:: DATA RECORDS ::
────────────────────────────────────────

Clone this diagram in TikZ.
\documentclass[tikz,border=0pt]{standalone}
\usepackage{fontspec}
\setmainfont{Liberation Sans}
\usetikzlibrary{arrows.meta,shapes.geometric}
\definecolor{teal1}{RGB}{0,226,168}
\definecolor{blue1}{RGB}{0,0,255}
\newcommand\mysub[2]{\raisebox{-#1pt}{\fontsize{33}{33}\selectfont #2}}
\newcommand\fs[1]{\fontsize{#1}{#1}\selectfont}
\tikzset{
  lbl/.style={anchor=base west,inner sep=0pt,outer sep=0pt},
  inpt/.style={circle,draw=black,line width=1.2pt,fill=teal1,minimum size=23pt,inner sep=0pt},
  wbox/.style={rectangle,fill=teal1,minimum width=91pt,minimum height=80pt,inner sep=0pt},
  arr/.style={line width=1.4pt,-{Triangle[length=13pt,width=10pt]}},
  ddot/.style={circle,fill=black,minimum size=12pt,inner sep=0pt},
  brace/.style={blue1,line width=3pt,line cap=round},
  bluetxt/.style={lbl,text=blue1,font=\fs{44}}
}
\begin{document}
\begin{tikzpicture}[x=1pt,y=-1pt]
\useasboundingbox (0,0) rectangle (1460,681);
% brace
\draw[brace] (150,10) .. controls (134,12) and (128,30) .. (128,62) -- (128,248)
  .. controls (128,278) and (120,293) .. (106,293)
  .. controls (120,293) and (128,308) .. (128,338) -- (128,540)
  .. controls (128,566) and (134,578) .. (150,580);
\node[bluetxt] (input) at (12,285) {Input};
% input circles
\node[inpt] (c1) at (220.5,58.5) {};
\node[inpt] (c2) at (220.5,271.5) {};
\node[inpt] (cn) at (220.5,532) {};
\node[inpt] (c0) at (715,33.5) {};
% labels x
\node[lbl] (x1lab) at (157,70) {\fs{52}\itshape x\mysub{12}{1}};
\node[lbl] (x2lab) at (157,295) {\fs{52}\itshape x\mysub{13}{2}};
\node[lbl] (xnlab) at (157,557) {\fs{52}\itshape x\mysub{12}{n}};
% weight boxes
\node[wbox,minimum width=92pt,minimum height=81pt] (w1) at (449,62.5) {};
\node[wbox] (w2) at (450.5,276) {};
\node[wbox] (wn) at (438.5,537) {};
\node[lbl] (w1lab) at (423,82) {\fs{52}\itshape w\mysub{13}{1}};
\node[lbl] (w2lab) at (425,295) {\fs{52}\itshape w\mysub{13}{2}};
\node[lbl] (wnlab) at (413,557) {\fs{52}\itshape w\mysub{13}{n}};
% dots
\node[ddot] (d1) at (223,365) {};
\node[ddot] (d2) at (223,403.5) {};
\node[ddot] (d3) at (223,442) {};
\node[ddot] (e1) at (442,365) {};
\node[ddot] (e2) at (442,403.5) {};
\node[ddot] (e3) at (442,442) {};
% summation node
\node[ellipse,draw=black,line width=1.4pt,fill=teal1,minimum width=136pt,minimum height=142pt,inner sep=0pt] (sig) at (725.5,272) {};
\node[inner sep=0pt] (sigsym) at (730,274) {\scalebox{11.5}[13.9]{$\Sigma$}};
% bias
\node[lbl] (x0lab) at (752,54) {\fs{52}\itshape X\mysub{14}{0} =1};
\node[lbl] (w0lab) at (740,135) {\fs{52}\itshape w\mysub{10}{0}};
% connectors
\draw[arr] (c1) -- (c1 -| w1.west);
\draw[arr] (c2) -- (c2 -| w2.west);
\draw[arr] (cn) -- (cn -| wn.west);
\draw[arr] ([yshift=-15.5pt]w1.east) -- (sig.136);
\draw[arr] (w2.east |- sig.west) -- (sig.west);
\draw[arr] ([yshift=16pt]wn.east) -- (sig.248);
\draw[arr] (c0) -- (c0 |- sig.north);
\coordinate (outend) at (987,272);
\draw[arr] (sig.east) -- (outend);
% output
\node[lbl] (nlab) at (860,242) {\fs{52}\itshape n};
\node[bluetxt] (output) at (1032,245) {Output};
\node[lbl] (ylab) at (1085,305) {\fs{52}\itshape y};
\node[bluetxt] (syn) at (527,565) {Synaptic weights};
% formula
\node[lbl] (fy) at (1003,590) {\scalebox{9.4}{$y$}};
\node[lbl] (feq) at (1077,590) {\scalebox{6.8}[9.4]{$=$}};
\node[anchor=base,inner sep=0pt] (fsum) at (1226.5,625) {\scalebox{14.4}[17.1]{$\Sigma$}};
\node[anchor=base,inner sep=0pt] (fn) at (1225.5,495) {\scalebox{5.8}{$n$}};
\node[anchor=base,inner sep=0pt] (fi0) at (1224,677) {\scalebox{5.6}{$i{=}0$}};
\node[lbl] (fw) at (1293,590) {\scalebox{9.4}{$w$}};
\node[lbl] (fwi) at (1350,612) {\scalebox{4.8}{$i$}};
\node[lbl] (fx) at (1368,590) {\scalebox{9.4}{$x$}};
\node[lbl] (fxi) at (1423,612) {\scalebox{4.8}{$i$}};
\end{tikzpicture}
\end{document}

────────────────────────────────────────

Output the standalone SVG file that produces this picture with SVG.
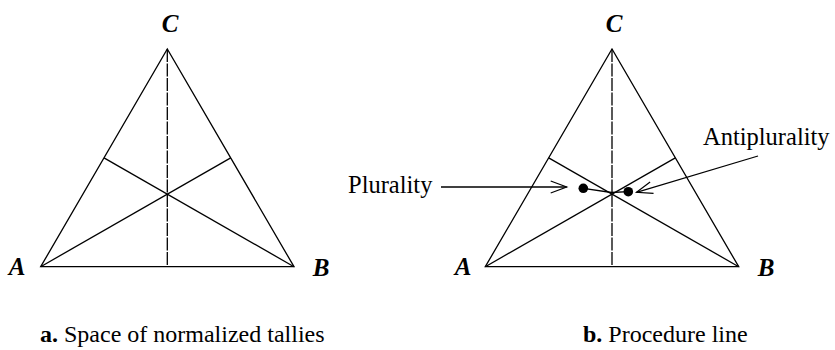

────────────────────────────────────────

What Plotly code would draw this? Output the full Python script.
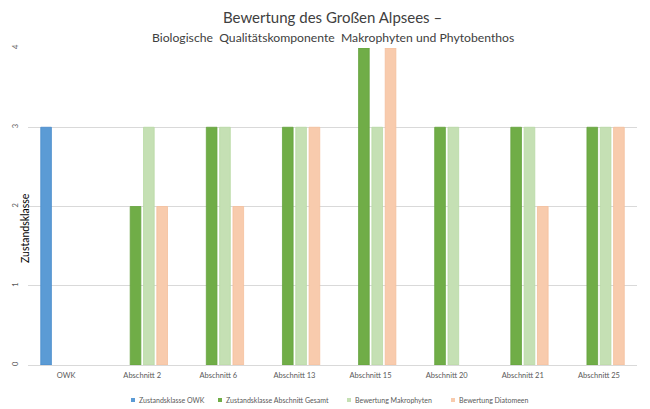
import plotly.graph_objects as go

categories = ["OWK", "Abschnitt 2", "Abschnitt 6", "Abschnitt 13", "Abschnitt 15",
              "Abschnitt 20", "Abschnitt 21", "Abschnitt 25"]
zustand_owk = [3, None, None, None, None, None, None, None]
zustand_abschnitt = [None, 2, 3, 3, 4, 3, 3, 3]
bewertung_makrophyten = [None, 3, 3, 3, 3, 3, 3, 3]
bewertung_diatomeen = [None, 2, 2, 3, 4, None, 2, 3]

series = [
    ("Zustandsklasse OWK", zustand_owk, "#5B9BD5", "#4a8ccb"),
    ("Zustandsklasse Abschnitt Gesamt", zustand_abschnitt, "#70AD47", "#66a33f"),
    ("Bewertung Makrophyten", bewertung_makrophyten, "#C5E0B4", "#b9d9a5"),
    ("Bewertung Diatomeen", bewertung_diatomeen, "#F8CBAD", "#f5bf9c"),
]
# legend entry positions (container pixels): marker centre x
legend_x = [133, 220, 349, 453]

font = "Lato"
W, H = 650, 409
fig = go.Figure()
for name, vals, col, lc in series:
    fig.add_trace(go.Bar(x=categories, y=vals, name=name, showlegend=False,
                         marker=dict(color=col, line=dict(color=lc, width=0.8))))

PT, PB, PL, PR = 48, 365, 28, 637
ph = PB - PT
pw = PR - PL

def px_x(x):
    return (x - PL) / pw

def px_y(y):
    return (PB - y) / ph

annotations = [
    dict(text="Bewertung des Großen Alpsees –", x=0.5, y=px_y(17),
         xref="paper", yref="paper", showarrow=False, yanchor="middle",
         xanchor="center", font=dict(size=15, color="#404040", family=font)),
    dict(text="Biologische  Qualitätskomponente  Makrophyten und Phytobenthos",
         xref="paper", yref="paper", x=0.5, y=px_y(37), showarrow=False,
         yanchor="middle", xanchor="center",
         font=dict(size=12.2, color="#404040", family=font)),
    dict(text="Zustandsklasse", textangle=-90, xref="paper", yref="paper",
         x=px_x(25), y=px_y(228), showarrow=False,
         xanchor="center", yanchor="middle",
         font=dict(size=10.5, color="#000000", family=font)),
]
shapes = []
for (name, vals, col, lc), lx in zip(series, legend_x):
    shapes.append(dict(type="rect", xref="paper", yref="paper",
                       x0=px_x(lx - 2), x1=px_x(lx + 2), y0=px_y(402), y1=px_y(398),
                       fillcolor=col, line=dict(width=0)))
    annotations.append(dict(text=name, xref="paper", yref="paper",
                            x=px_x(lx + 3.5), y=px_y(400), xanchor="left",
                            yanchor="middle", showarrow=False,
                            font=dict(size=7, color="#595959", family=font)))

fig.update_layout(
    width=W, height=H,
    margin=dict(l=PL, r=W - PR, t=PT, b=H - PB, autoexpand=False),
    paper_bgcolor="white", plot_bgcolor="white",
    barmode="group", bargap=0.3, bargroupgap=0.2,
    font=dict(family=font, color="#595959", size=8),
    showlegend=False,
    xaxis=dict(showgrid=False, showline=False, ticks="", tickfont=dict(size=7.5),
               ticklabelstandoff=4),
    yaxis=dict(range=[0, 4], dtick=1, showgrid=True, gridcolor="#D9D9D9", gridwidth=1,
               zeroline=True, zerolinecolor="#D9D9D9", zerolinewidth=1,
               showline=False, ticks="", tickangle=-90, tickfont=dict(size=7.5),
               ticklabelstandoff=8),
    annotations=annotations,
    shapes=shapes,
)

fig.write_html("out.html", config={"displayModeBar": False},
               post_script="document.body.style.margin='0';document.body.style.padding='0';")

────────────────────────────────────────

:: REQUIRED WORK ::
Print everything from the line with "What Plotly code" down to the line with "bewertung_diatomeen = [None, 2, 2, 3, 4, None, 2, 3]", both included, exactly as written and without the pictures.

:: OUTPUT OF THE EXERCISE ::
What Plotly code would draw this? Output the full Python script.
import plotly.graph_objects as go

categories = ["OWK", "Abschnitt 2", "Abschnitt 6", "Abschnitt 13", "Abschnitt 15",
              "Abschnitt 20", "Abschnitt 21", "Abschnitt 25"]
zustand_owk = [3, None, None, None, None, None, None, None]
zustand_abschnitt = [None, 2, 3, 3, 4, 3, 3, 3]
bewertung_makrophyten = [None, 3, 3, 3, 3, 3, 3, 3]
bewertung_diatomeen = [None, 2, 2, 3, 4, None, 2, 3]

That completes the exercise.